Think of ILP not as a period of financial deprivation but as a financial training ground. The budgeting skills, spending awareness, saving discipline, and investment knowledge you build during these two to three months are career-long assets that are worth far more than any amount you could save or spend during the training period itself.

For preparation on the assessments that impact your ILP rating and subsequent career progression, use the TCS ILP Preparation Guide on ReportMedic. A strong ILP rating leads to better project allocations, which leads to faster promotions, which leads to faster salary growth. The financial returns of ILP preparation extend far beyond the training period itself.

The Financial Bottom Line

This guide has covered every financial dimension of ILP life: the CTC breakdown, the real in-hand salary for both Ninja and Digital cadres, every deduction category explained, the accommodation options and their costs, the salary disbursement timing and the critical Ultimatix deadline, a complete monthly budget with center-specific adjustments, tax planning basics, the service agreement and bond implications, salary growth trajectory, common financial mistakes, detailed survival tips for before, during, and after ILP, salary documentation practices, and a comprehensive FAQ.

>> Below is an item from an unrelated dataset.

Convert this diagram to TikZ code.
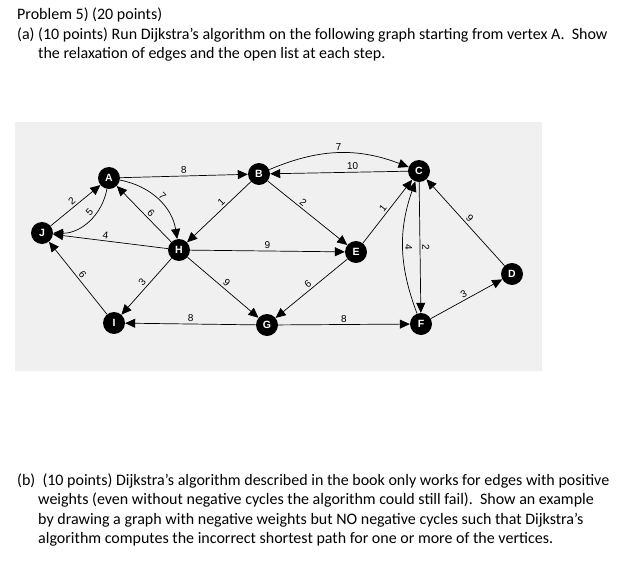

The core message is simple. ILP finances are tight but manageable with preparation and discipline. Carry enough money for the first month. Update Ultimatix immediately. Track your spending. Use the campus canteen as your default. Choose public transport over autos. Split costs with batchmates for weekend activities. And start the saving habit from your very first salary, no matter how small the amount.

The financial constraints of ILP are temporary. The financial habits you build during ILP are permanent. Make them good ones.